In a caycompass.com online poll last week, readers were asked to grade the Royal Cayman Islands Police Services. We don’t know if the RCIPS hierarchy, the Portfolio of Internal and External Affairs or the governor pay attention to our polls, but perhaps they should take note of the results of this one.
More than 61 per cent of the 555 respondents graded the RCIPS either poor or failing. Equally noteworthy, only about 12 per cent of those participating in the poll graded Cayman’s police force good or excellent.
It’s true the caycompass.com poll is nonscientific and there are no limitations on who can participate in the poll, except that only one vote can come from any one computer.
It’s also true that after the poll came out, there were some high-profile crimes committed.
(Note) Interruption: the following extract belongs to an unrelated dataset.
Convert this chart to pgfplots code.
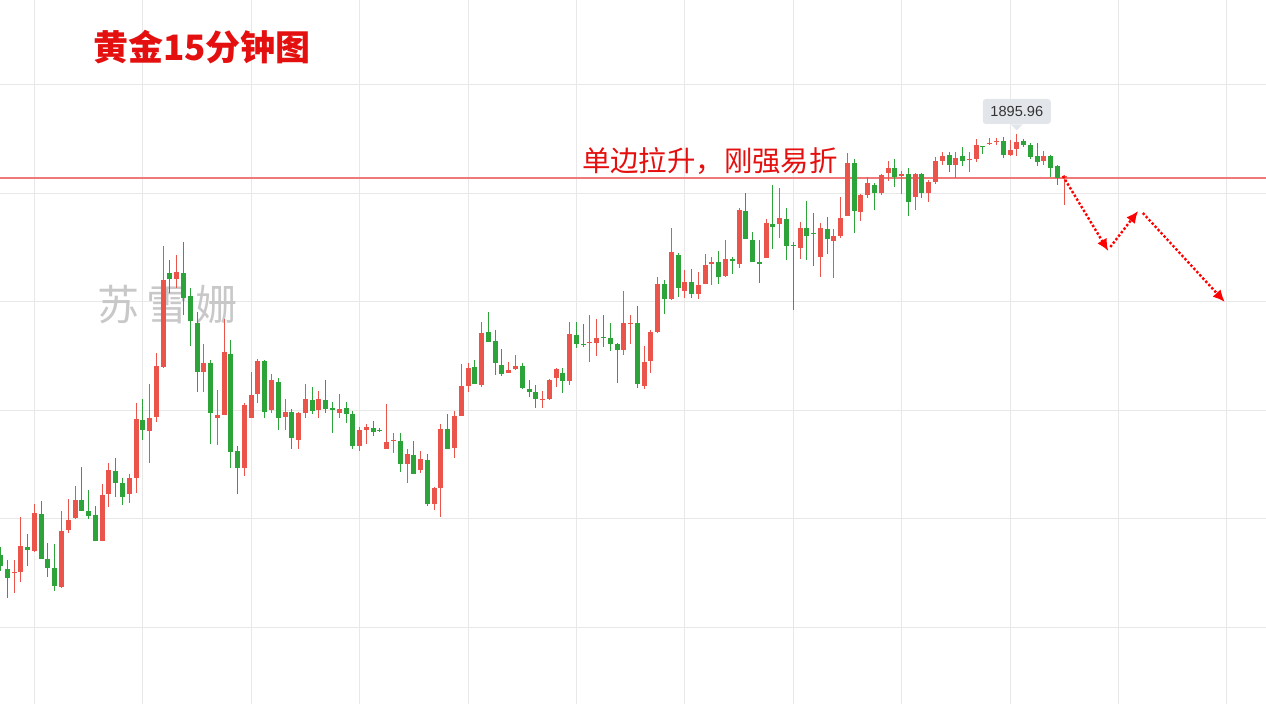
\documentclass[border=0pt]{standalone}
\usepackage{fontspec}
\usepackage{pgfplots}
\pgfplotsset{compat=1.18}
\usepackage{pgfplotstable}
\usetikzlibrary{arrows.meta}
\setmainfont{Liberation Sans}
\newfontfamily\cjk{Noto Sans CJK SC}
\definecolor{cred}{RGB}{234,84,74}
\definecolor{cgreen}{RGB}{44,164,58}
\definecolor{gridc}{RGB}{232,232,232}
\definecolor{pxline}{RGB}{240,120,120}
\definecolor{ttl}{RGB}{228,16,16}
\definecolor{wm}{RGB}{200,200,200}
\definecolor{tagc}{RGB}{226,230,234}

% columns: i = candle index, bt/bb = body top/bottom, wt/wb = wick top/bottom (chart rows, downward)
\pgfplotstableread{
i bt bb wt wb
-3 572 573 560 593
-2 546 572 517 582
0 513 551 504 552
4 531 587 511 588
5 520 530 499 533
6 500 518 486 519
10 495 541 484 541
11 470 494 463 507
14 478 494 474 503
15 419 478 403 493
17 418 431 384 463
18 366 417 353 422
19 280 367 246 368
21 272 279 255 288
25 363 372 344 392
27 415 418 390 445
28 352 415 319 415
31 405 468 403 476
32 395 418 372 418
33 361 394 359 403
35 380 410 374 413
37 412 417 399 430
39 413 440 412 449
40 399 413 384 418
42 399 410 391 418
45 409 413 394 418
48 430 446 427 451
49 427 430 424 444
52 442 449 404 449
53 440 441 433 453
55 454 464 449 483
57 459 470 451 473
59 488 504 487 510
60 429 488 424 517
62 416 448 411 458
63 386 416 364 416
64 368 386 363 392
66 333 385 322 387
70 370 373 362 373
71 366 369 355 370
75 399 400 391 408
76 380 399 379 400
77 369 378 368 387
79 334 381 322 385
82 342 343 315 362
83 338 343 319 356
87 323 350 291 355
88 323 324 315 344
90 362 386 346 389
91 332 361 330 373
92 284 332 277 333
94 252 299 228 300
96 282 291 270 298
98 285 294 272 299
99 265 284 254 284
100 262 264 257 285
102 259 276 240 277
104 210 264 208 268
108 223 258 219 258
110 218 224 188 238
113 228 248 222 259
116 228 257 223 277
118 236 241 229 278
119 218 236 197 238
120 163 216 153 216
122 195 212 194 221
123 183 195 177 198
125 175 193 174 195
126 168 173 161 181
128 174 176 171 194
130 174 197 173 210
132 182 193 180 202
133 161 182 157 184
134 156 161 152 165
136 158 165 152 178
138 159 160 152 172
139 145 159 139 162
141 143 144 138 145
142 141 142 138 145
144 150 155 140 156
145 142 149 134 156
149 156 161 151 165
152 176 178 175 205
}\redc

\pgfplotstableread{
i bt bb wt wb
-5 555 566 547 571
-4 569 578 560 598
-1 547 550 534 566
1 514 559 501 559
2 559 568 543 577
3 568 586 544 591
7 500 511 467 511
8 511 516 490 519
9 515 541 506 541
12 471 483 458 497
13 483 497 478 505
16 420 430 399 440
20 273 279 260 293
22 273 298 242 315
23 296 321 288 346
24 323 372 312 392
26 363 413 360 444
29 354 452 340 468
30 451 468 446 494
34 361 412 360 418
36 382 418 378 430
38 412 438 409 449
41 400 411 387 414
43 400 409 380 413
44 408 410 402 433
46 408 414 402 423
47 414 446 411 449
50 428 432 421 436
51 430 431 428 432
54 441 464 433 472
56 455 474 441 474
58 460 504 454 506
61 429 449 414 449
65 367 384 360 384
67 332 342 312 342
68 341 363 330 375
69 365 374 349 376
72 366 388 363 389
73 389 392 380 397
74 392 399 385 408
78 373 381 368 393
80 335 344 322 348
81 344 345 324 347
84 337 338 315 347
85 338 344 323 351
86 344 350 343 383
89 323 384 306 388
93 284 299 280 314
95 255 288 253 297
97 282 294 269 298
101 262 277 251 284
103 259 261 257 274
105 211 239 193 239
106 240 262 232 262
107 262 264 240 283
109 224 227 185 249
111 219 246 208 260
112 245 246 242 310
114 228 236 201 260
115 233 234 213 266
117 229 239 217 254
121 163 211 159 233
124 185 193 183 210
127 168 177 159 187
129 174 202 168 216
131 174 193 173 198
135 155 165 152 172
137 156 161 147 166
140 146 147 146 154
143 141 155 137 158
146 141 145 139 147
147 145 157 143 159
148 156 162 143 166
150 156 168 155 177
151 166 178 165 185
}\greenc

\pgfplotsset{candle/.style={draw=none, mark=none, mark size=0pt,
  error bars/.cd, y dir=plus, y explicit, error mark=none}}

\begin{document}
\begin{tikzpicture}
\begin{axis}[
  width=633pt, height=352pt, scale only axis,
  xmin=-5.0775, xmax=181.78, ymin=0, ymax=704, y dir=reverse,
  xtick={0,16,...,176}, ytick={85,193.4,301.8,410.2,518.6,627},
  xticklabels={}, yticklabels={},
  major tick length=0pt,
  grid=major, major grid style={draw=gridc, line width=0.5pt},
  axis line style={draw=none},
  clip=true,
]
% watermark
\node[text=wm, font=\cjk\fontsize{21}{24}\selectfont, inner sep=0pt] at (axis cs:19.6,305) {苏\hspace{3.5pt}雪\hspace{3.5pt}姗};
% current price line
\addplot[color=pxline, solid, line width=0.6pt, mark=none] coordinates {(-6,178) (182,178)};
% wicks
\addplot[candle, error bar style={draw=cred, line width=0.5pt}]
  table[x=i, y=wt, y error plus expr=\thisrow{wb}-\thisrow{wt}] {\redc};
\addplot[candle, error bar style={draw=cgreen, line width=0.5pt}]
  table[x=i, y=wt, y error plus expr=\thisrow{wb}-\thisrow{wt}] {\greenc};
% bodies
\addplot[candle, error bar style={draw=cred, line width=2.5pt}]
  table[x=i, y=bt, y error plus expr=\thisrow{bb}-\thisrow{bt}] {\redc};
\addplot[candle, error bar style={draw=cgreen, line width=2.5pt}]
  table[x=i, y=bt, y error plus expr=\thisrow{bb}-\thisrow{bt}] {\greenc};
% projected path
\addplot[red, densely dotted, line width=1.2pt, mark=none, -{Latex[length=6pt,width=5.5pt]}] coordinates {(151.8,176) (158.5,251)};
\addplot[red, densely dotted, line width=1.2pt, mark=none, -{Latex[length=6pt,width=5.5pt]}] coordinates {(158.8,247) (162.9,211)};
\addplot[red, densely dotted, line width=1.2pt, mark=none, -{Latex[length=6pt,width=5.5pt]}] coordinates {(163.6,213) (175.7,302)};
% texts
\node[text=ttl, font=\cjk\bfseries\fontsize{17.5}{20}\selectfont, inner sep=0pt] at (axis cs:24.74,47) {黄金15分钟图};
\node[text=ttl, font=\cjk\fontsize{14.2}{16}\selectfont, inner sep=0pt] at (axis cs:99.7,161) {单边拉升，刚强易折};
% price tag
\node[fill=tagc, rounded corners=1.5pt, minimum width=34pt, minimum height=12.5pt, inner sep=0pt,
  text=black!80, font=\fontsize{7.3}{8}\selectfont] (tag) at (axis cs:145.0,111.5) {1895.96};
\fill[tagc] ([xshift=-3pt]tag.south) -- ([xshift=3pt]tag.south) -- ([yshift=-3pt]tag.south) -- cycle;
\end{axis}
\pgfresetboundingbox
\path[use as bounding box] (current axis.south west) rectangle (current axis.north east);
\end{tikzpicture}
\end{document}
Regardless, the results of the poll are very disturbing and, when coupled with many of the comments made by poll respondents, show a general lack of confidence in the RCIPS.
The grading reflects more than just the public’s frustration with the inability of the police to solve many crimes. Several of the comments questioned the competence of police officers, while other comments – which we did not publish because of a lack of substantiation – suggested even bigger problems.
Having a police force that doesn’t have the public’s confidence just magnifies Cayman’s crime troubles. If the public felt confident the RCIPS could find and arrest the perpetrators of crimes, there wouldn’t be so much fear of crime. And if the perpetrators feared they would be found and arrested, perhaps they would not commit the crimes in the first place.
As some of our poll respondents pointed out, preventing and solving crimes is not just the role of the police; they need help from the public and funding from government. But both of those things are difficult to get unless the public and government have faith that the police will use those resources competently. Right now, the RCIPS has work to do to earn that missing faith.